** START OF DATASET CONTENT **
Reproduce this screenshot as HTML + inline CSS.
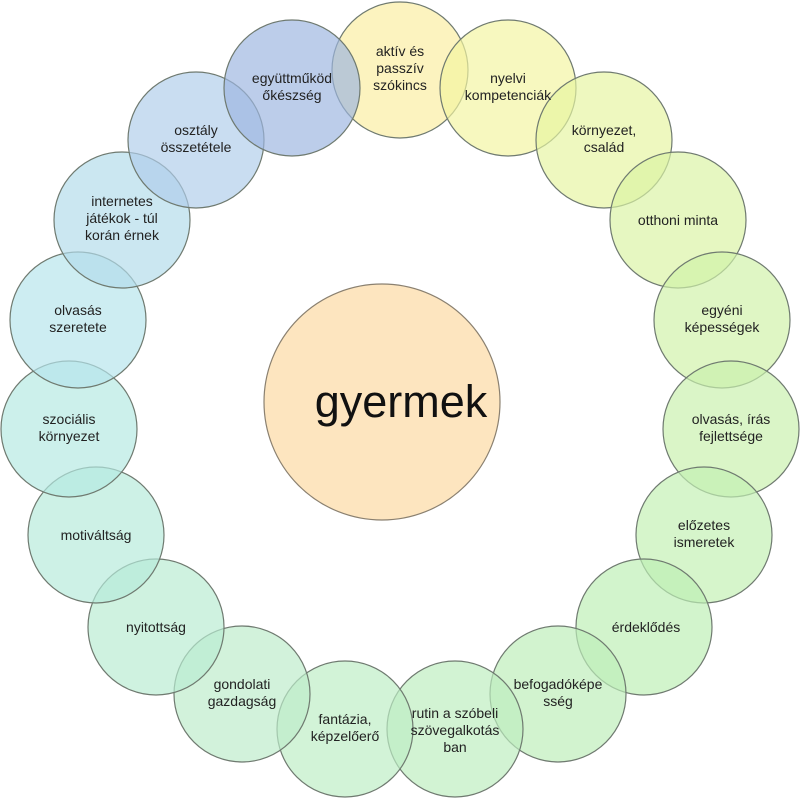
<!DOCTYPE html>
<html><head><meta charset="utf-8"><style>html,body{margin:0;padding:0;background:#fff}svg{display:block}</style></head>
<body>
<svg width="802" height="800" viewBox="0 0 802 800" xmlns="http://www.w3.org/2000/svg" font-family="'Liberation Sans', 'DejaVu Sans', sans-serif" font-size="14" fill="#222">
<circle cx="382" cy="402" r="118" fill="#fde5bf" stroke="#8a8070" stroke-width="1.2"/>
<text x="401" y="417" font-size="45" text-anchor="middle" fill="#111">gyermek</text>
<g stroke="#6f7a70" stroke-width="1.2" fill-opacity="0.68">
<circle cx="400" cy="70" r="68" fill="#fbeea0"/>
<circle cx="508" cy="88" r="68" fill="#f3f5a0"/>
<circle cx="604" cy="140" r="68" fill="#e6f5a0"/>
<circle cx="678" cy="220" r="68" fill="#daf3a4"/>
<circle cx="722" cy="320" r="68" fill="#d0f2a8"/>
<circle cx="731" cy="429" r="68" fill="#c8f0ac"/>
<circle cx="704" cy="535" r="68" fill="#c2f0b2"/>
<circle cx="644" cy="627" r="68" fill="#bcefb4"/>
<circle cx="558" cy="694" r="68" fill="#bdeeb8"/>
<circle cx="455" cy="729" r="68" fill="#bdeebe"/>
<circle cx="345" cy="729" r="68" fill="#bdedc4"/>
<circle cx="242" cy="694" r="68" fill="#bdecca"/>
<circle cx="156" cy="627" r="68" fill="#b8ecd2"/>
<circle cx="96" cy="535" r="68" fill="#b6ebda"/>
<circle cx="69" cy="429" r="68" fill="#b4e9e2"/>
<circle cx="78" cy="320" r="68" fill="#b6e5ec"/>
<circle cx="122" cy="220" r="68" fill="#b2dcea"/>
<circle cx="196" cy="140" r="68" fill="#b0cdea"/>
<circle cx="292" cy="88" r="68" fill="#9cb6e0"/>
</g>
<g text-anchor="middle">
<text x="400" y="56">aktív és</text><text x="400" y="73">passzív</text><text x="400" y="90">szókincs</text>
<text x="508" y="83">nyelvi</text><text x="508" y="100">kompetenciák</text>
<text x="604" y="135">környezet,</text><text x="604" y="152">család</text>
<text x="678" y="225">otthoni minta</text>
<text x="722" y="315">egyéni</text><text x="722" y="332">képességek</text>
<text x="731" y="424">olvasás, írás</text><text x="731" y="441">fejlettsége</text>
<text x="704" y="530">előzetes</text><text x="704" y="547">ismeretek</text>
<text x="646" y="632">érdeklődés</text>
<text x="558" y="689">befogadóképe</text><text x="558" y="706">sség</text>
<text x="455" y="718">rutin a szóbeli</text><text x="455" y="735">szövegalkotás</text><text x="455" y="752">ban</text>
<text x="345" y="724">fantázia,</text><text x="345" y="741">képzelőerő</text>
<text x="242" y="689">gondolati</text><text x="242" y="706">gazdagság</text>
<text x="156" y="632">nyitottság</text>
<text x="96" y="540">motiváltság</text>
<text x="69" y="424">szociális</text><text x="69" y="441">környezet</text>
<text x="78" y="315">olvasás</text><text x="78" y="332">szeretete</text>
<text x="122" y="206">internetes</text><text x="122" y="223">játékok - túl</text><text x="122" y="240">korán érnek</text>
<text x="196" y="135">osztály</text><text x="196" y="152">összetétele</text>
<text x="292" y="83">együttműköd</text><text x="292" y="100">őkészség</text>
</g>
</svg>
</body></html>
** END OF DATASET CONTENT **
* [WHAT IS ASKED]: Reproduce the whole listing exactly, but not the images in it.

* [FULL RESPONSE]:
Reproduce this screenshot as HTML + inline CSS.
<!DOCTYPE html>
<html><head><meta charset="utf-8"><style>html,body{margin:0;padding:0;background:#fff}svg{display:block}</style></head>
<body>
<svg width="802" height="800" viewBox="0 0 802 800" xmlns="http://www.w3.org/2000/svg" font-family="'Liberation Sans', 'DejaVu Sans', sans-serif" font-size="14" fill="#222">
<circle cx="382" cy="402" r="118" fill="#fde5bf" stroke="#8a8070" stroke-width="1.2"/>
<text x="401" y="417" font-size="45" text-anchor="middle" fill="#111">gyermek</text>
<g stroke="#6f7a70" stroke-width="1.2" fill-opacity="0.68">
<circle cx="400" cy="70" r="68" fill="#fbeea0"/>
<circle cx="508" cy="88" r="68" fill="#f3f5a0"/>
<circle cx="604" cy="140" r="68" fill="#e6f5a0"/>
<circle cx="678" cy="220" r="68" fill="#daf3a4"/>
<circle cx="722" cy="320" r="68" fill="#d0f2a8"/>
<circle cx="731" cy="429" r="68" fill="#c8f0ac"/>
<circle cx="704" cy="535" r="68" fill="#c2f0b2"/>
<circle cx="644" cy="627" r="68" fill="#bcefb4"/>
<circle cx="558" cy="694" r="68" fill="#bdeeb8"/>
<circle cx="455" cy="729" r="68" fill="#bdeebe"/>
<circle cx="345" cy="729" r="68" fill="#bdedc4"/>
<circle cx="242" cy="694" r="68" fill="#bdecca"/>
<circle cx="156" cy="627" r="68" fill="#b8ecd2"/>
<circle cx="96" cy="535" r="68" fill="#b6ebda"/>
<circle cx="69" cy="429" r="68" fill="#b4e9e2"/>
<circle cx="78" cy="320" r="68" fill="#b6e5ec"/>
<circle cx="122" cy="220" r="68" fill="#b2dcea"/>
<circle cx="196" cy="140" r="68" fill="#b0cdea"/>
<circle cx="292" cy="88" r="68" fill="#9cb6e0"/>
</g>
<g text-anchor="middle">
<text x="400" y="56">aktív és</text><text x="400" y="73">passzív</text><text x="400" y="90">szókincs</text>
<text x="508" y="83">nyelvi</text><text x="508" y="100">kompetenciák</text>
<text x="604" y="135">környezet,</text><text x="604" y="152">család</text>
<text x="678" y="225">otthoni minta</text>
<text x="722" y="315">egyéni</text><text x="722" y="332">képességek</text>
<text x="731" y="424">olvasás, írás</text><text x="731" y="441">fejlettsége</text>
<text x="704" y="530">előzetes</text><text x="704" y="547">ismeretek</text>
<text x="646" y="632">érdeklődés</text>
<text x="558" y="689">befogadóképe</text><text x="558" y="706">sség</text>
<text x="455" y="718">rutin a szóbeli</text><text x="455" y="735">szövegalkotás</text><text x="455" y="752">ban</text>
<text x="345" y="724">fantázia,</text><text x="345" y="741">képzelőerő</text>
<text x="242" y="689">gondolati</text><text x="242" y="706">gazdagság</text>
<text x="156" y="632">nyitottság</text>
<text x="96" y="540">motiváltság</text>
<text x="69" y="424">szociális</text><text x="69" y="441">környezet</text>
<text x="78" y="315">olvasás</text><text x="78" y="332">szeretete</text>
<text x="122" y="206">internetes</text><text x="122" y="223">játékok - túl</text><text x="122" y="240">korán érnek</text>
<text x="196" y="135">osztály</text><text x="196" y="152">összetétele</text>
<text x="292" y="83">együttműköd</text><text x="292" y="100">őkészség</text>
</g>
</svg>
</body></html>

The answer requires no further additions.